Larry Ferlazzo describes 'parent engagement' as characterised by regular, two-way conversations; where schools 'lead with their ears' and listen carefully to parents; establish agreed upon expectations; develop common goals and shared visions; build mutual respect, confidence and trust; arrange training for parents to enable them to know how schools work; schools recognize there must be a much wider focus on improvement because educational institutions exist within the context of a broad community; schools maintain a commitment to continue working towards parent engagement for the duration of the relationship. The emphasis on engagement equalizes power and schools begin 'doing with' parents. This fundamental shift creates a more collaborative relationship, where parents and educators work alongside each other to support students' learning and to achieve mutual goals.
In order to develop a relationship based upon mutual respect and trust, it is critical that parents and educators actively listen to each other, move away from polarized thinking, try to consider the others' perspective and discard the myths, biases and stereotypes that permeate the media, our communities and culture.

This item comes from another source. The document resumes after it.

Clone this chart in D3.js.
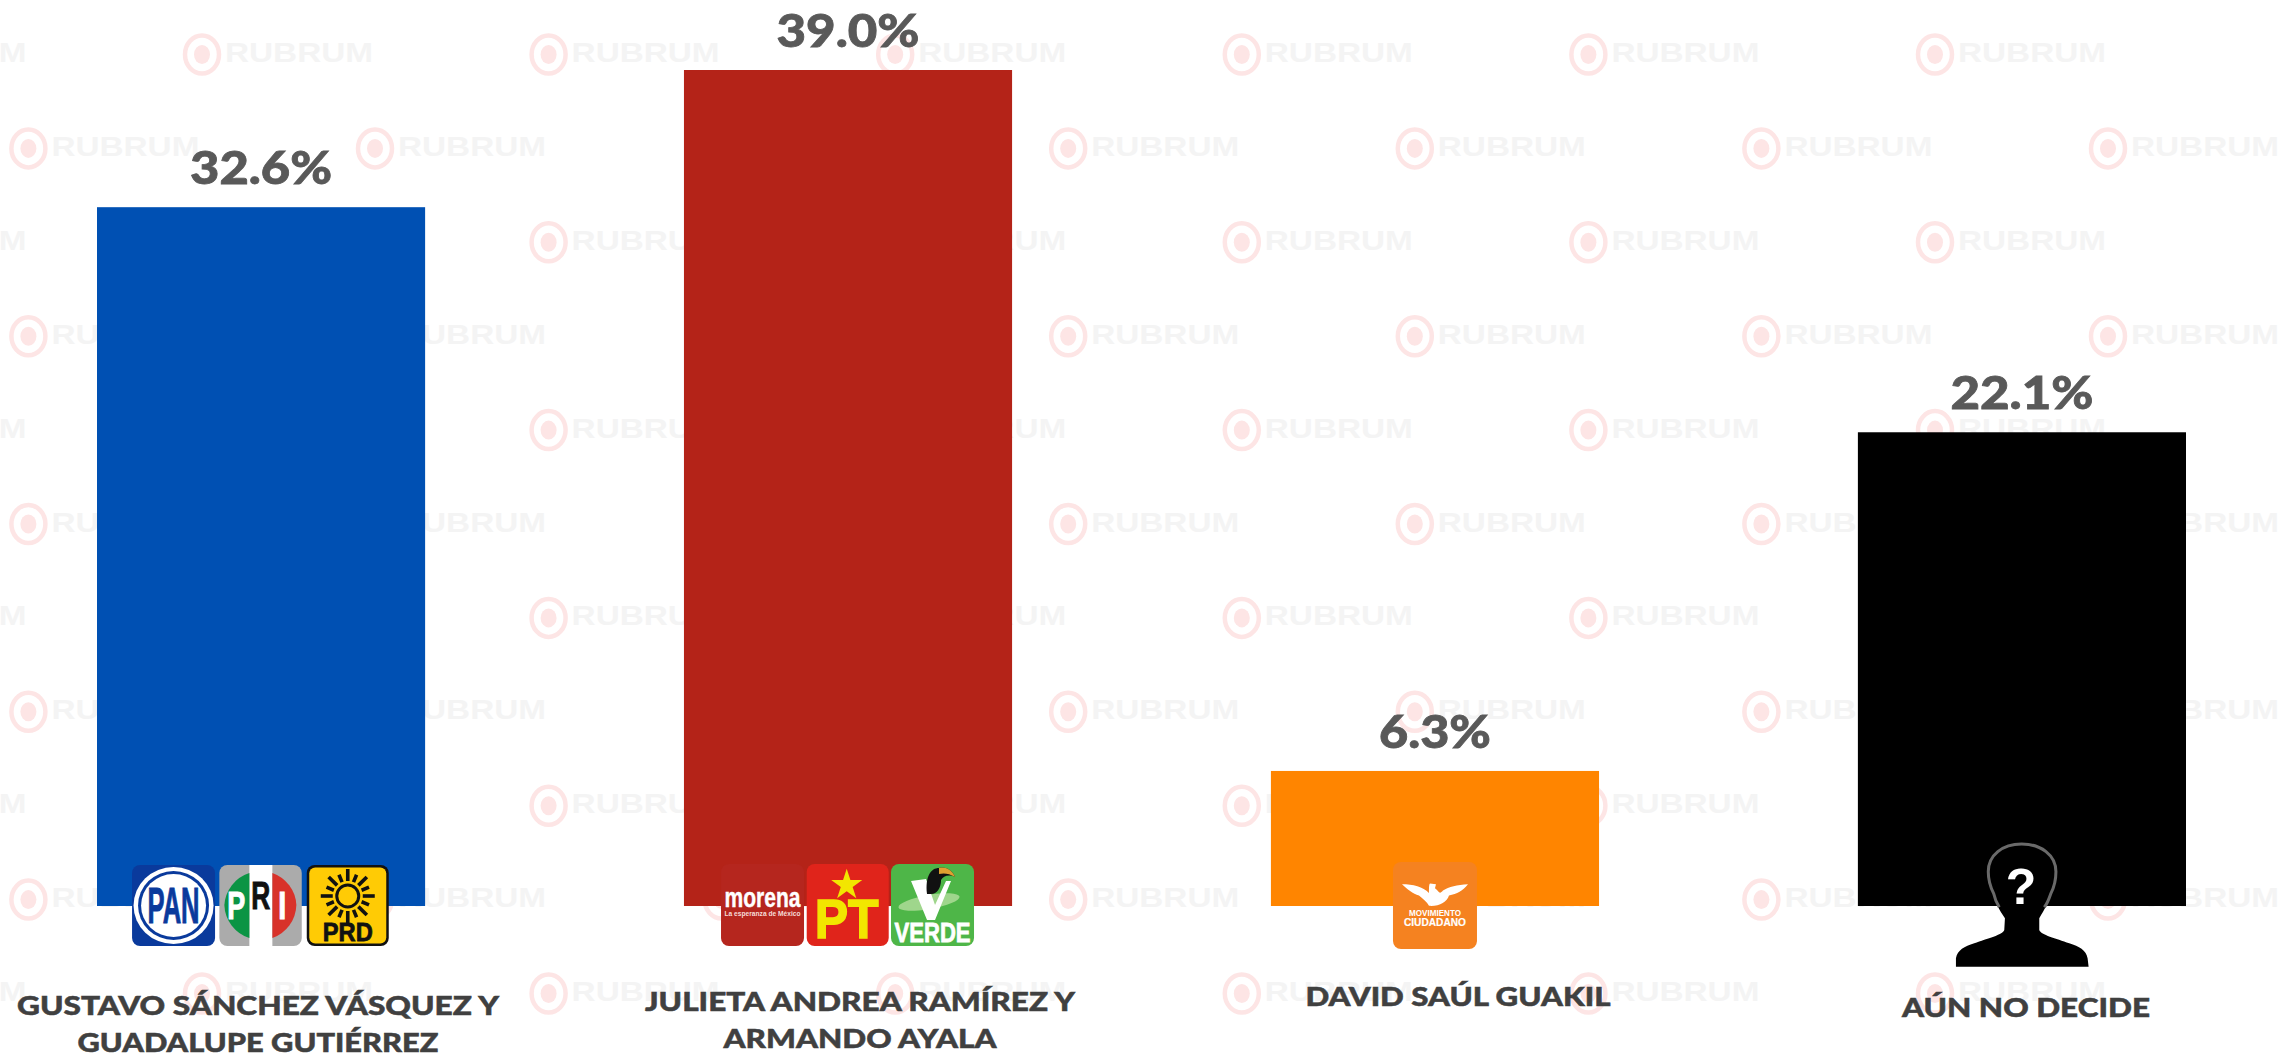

Knowledge, experience and expertise – or the perceived lack, thereof – can act as flashpoints, igniting conflict between home and school. One's perception is one's reality; however both can be wrong. Untested assumptions about another's knowledge, experience and expertise, especially when related to the complex educational and psychosocial characteristics and needs of high ability students, can create tension and frustrations when parents and educators fail to understand and/or provide support for a student or each other.
It is important for parents and educators to work towards developing relationships that create valuable partnerships to enrich all parties and benefit all students, their families and educators.